Minimum sample size in PLS-SEM


Based on Monte Carlo simulations, it seems that the minimum sample size in PLS-SEM can be reliably and conservatively estimated based on the inequality below:

N > ( 2.48 / Abs(bm) ) ^ 2

In this inequality, N is the required sample size, and Abs(bm) is the absolute value of the path coefficient with the minimum expected magnitude in the model. This inequality assumes that:

- One-tailed P values are used for hypothesis testing. A previous post discusses this issue in more detail ().

- The threshold for P values is .05. That is, P values should be equal to or lower than .05.

- Effect sizes (ESs), as calculated by WarpPLS, are also used for hypothesis testing ().

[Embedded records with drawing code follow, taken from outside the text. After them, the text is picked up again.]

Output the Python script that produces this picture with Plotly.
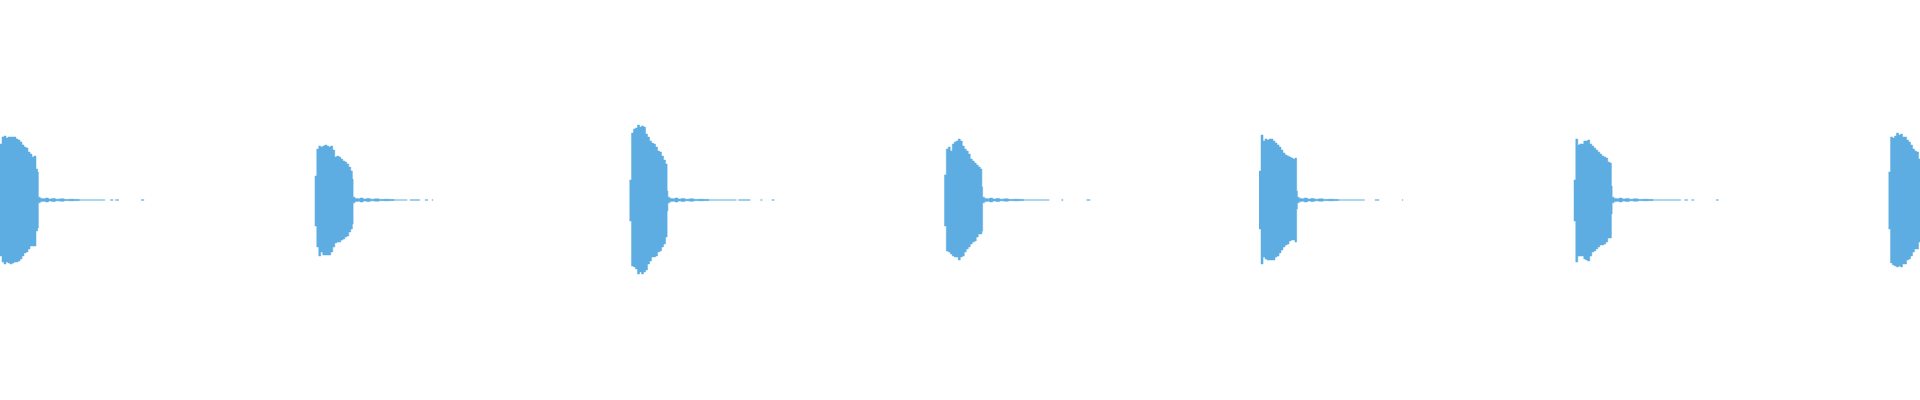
import plotly.graph_objects as go

# click onsets (seconds), one every half second
ONSETS = [0.0, 0.5, 1.0, 1.5, 2.0, 2.5, 3.0]

# envelope sample offsets inside a click (ms)
ENV_MS = [0, 3.2, 6.4, 9.5, 12.7, 15.9, 19.1, 22.2, 25.4, 28.6,
          31.8, 34.9, 38.1, 41.3, 44.5, 47.7, 50.8, 54.0, 57.2, 59.8]

# positive / negative peak amplitude per click (full scale = 1)
TOP_1 = [.280, .315, .320, .310, .315, .315, .315, .315, .305, .300,
         .290, .275, .265, .260, .240, .230, .215, .220, .155, .140]
BOT_1 = [.280, .310, .320, .310, .315, .320, .315, .310, .310, .305,
         .295, .280, .265, .260, .245, .230, .230, .230, .155, .140]
TOP_2 = [.120, .255, .270, .265, .270, .275, .270, .265, .270, .250,
         .215, .220, .215, .205, .195, .190, .180, .165, .145, .105]
BOT_2 = [.130, .235, .280, .260, .275, .275, .275, .275, .260, .235,
         .215, .210, .210, .200, .195, .185, .180, .160, .145, .120]
TOP_3 = [.100, .335, .355, .360, .375, .365, .370, .365, .330, .315,
         .295, .285, .280, .265, .245, .240, .220, .200, .180, .045]
BOT_3 = [.105, .330, .335, .345, .370, .360, .370, .360, .350, .320,
         .305, .285, .285, .280, .260, .255, .235, .220, .185, .055]
TOP_4 = [.125, .255, .265, .245, .280, .290, .295, .305, .295, .270,
         .255, .245, .230, .205, .195, .185, .175, .165, .155, .065]
BOT_4 = [.130, .255, .260, .270, .280, .285, .285, .300, .285, .280,
         .260, .245, .235, .220, .210, .205, .185, .170, .170, .155]
TOP_5 = [.145, .325, .295, .305, .300, .305, .305, .295, .285, .275,
         .265, .250, .235, .225, .220, .215, .210, .205, .210, .045]
BOT_5 = [.145, .320, .285, .295, .300, .300, .300, .300, .285, .280,
         .265, .250, .235, .225, .220, .205, .200, .200, .210, .045]
TOP_6 = [.100, .305, .275, .280, .280, .295, .295, .300, .280, .270,
         .260, .250, .240, .230, .220, .215, .210, .190, .185, .070]
BOT_6 = [.105, .310, .280, .280, .280, .295, .300, .305, .280, .260,
         .255, .245, .235, .225, .225, .220, .210, .190, .190, .070]
TOP_7 = [.140, .315, .310, .320, .335, .325, .330, .315, .315, .300,
         .290, .275, .255, .245, .240, .205, .200, .185, .175, .060]
BOT_7 = [.145, .315, .325, .330, .335, .330, .335, .320, .320, .300,
         .295, .280, .260, .245, .245, .210, .200, .185, .175, .060]

TOPS = [TOP_1, TOP_2, TOP_3, TOP_4, TOP_5, TOP_6, TOP_7]
BOTS = [BOT_1, BOT_2, BOT_3, BOT_4, BOT_5, BOT_6, BOT_7]

# low ripple right after each click (ms, amplitude)
TAIL_MS = [61, 64, 68, 72, 77, 82, 88, 95, 102, 110, 118, 125, 126]
TAIL_AMP = [.014, .008, .006, .010, .005, .008, .004, .006, .003, .004,
            .003, .002, 0]

# near-silent decay, visible only as short runs on the zero line (ms)
DECAY_RUNS = [
    [(60, 167), (175, 180), (183, 189), (224, 229)],
    [(60, 147), (151, 167), (175, 180), (186, 188)],
    [(60, 170), (173, 192), (208, 211), (226, 230)],
    [(60, 167), (186, 189), (226, 232)],
    [(60, 168), (184, 191), (227, 229)],
    [(60, 170), (176, 181), (187, 191), (226, 230)],
    [],
]

COLOR = "#5DADE2"

fig = go.Figure()

for onset, top, bot in zip(ONSETS, TOPS, BOTS):
    xs = [onset + ms / 1000 for ms in ENV_MS + TAIL_MS]
    up = top + TAIL_AMP
    down = [-v for v in bot + TAIL_AMP]
    for ys in (up, down):
        fig.add_trace(go.Scatter(
            x=xs, y=ys, mode="lines", line_shape="hv",
            line=dict(color=COLOR, width=0.5),
            fill="tozeroy", fillcolor=COLOR,
            hoverinfo="skip", showlegend=False,
        ))

# the decay runs drawn as one broken line
run_x, run_y = [], []
for onset, runs in zip(ONSETS, DECAY_RUNS):
    for start, end in runs:
        run_x += [onset + start / 1000, onset + end / 1000, None]
        run_y += [0, 0, None]

fig.add_trace(go.Scatter(
    x=run_x, y=run_y, mode="lines",
    line=dict(color=COLOR, width=1.2),
    hoverinfo="skip", showlegend=False,
))

fig.update_layout(
    width=1920,
    height=400,
    margin=dict(l=0, r=0, t=0, b=0),
    paper_bgcolor="white",
    plot_bgcolor="white",
    xaxis=dict(range=[0, 3.05], visible=False, fixedrange=True),
    yaxis=dict(range=[-1, 1], visible=False, fixedrange=True),
)

# drop the page's default body margin so the chart sits at the top-left corner
fig.write_html(
    "out.html",
    config={"displayModeBar": False},
    post_script="document.body.style.margin='0';document.body.style.overflow='hidden';",
)
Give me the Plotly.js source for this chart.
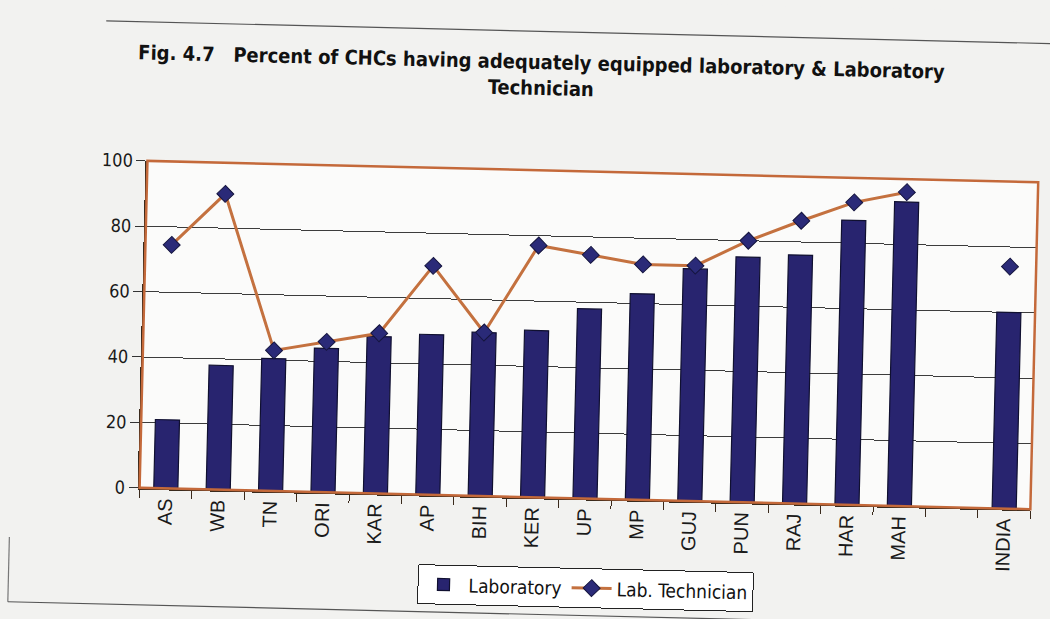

- The threshold for ESs is .02. That is, ESs should be equal to or greater than .02.

- Acceptable statistical power is equal to or greater than .8.

- The latent variables in the model are not collinear, when both lateral and vertical collinearity are considered. That is, the full collinearity VIFs calculated by WarpPLS for all latent variables are equal to or lower than 3.3 ().

This inequality highlights the fact that path coefficient strength is a much stronger determinant of statistical power in Monte Carlo simulations than the configuration of the structural model.

The inequality is proposed as an alternative to the widely used (and discredited) "10 times rule". It yields minimum sample sizes that are consistent with Cohen's power tables for multiple regression.

For example, let us say one has a model where the path coefficient with the minimum expected magnitude is .3. Then the required sample size is:

N > ( 2.48 / .3 ) ^ 2 = 68.34

The minimum required sample size is thus:

Nm = 69

The above assumes a pre-analysis minimum sample size estimation, where the path coefficient with the minimum expected magnitude is set prior to the analysis.

A post-analysis minimum sample size estimation, on the other hand, would be based on the results of a full PLS-SEM analysis. Generally pre-analysis estimation is recommended over post-analysis estimation.

The latter, post-analysis estimation, can only confirm that an appropriate sample size was used.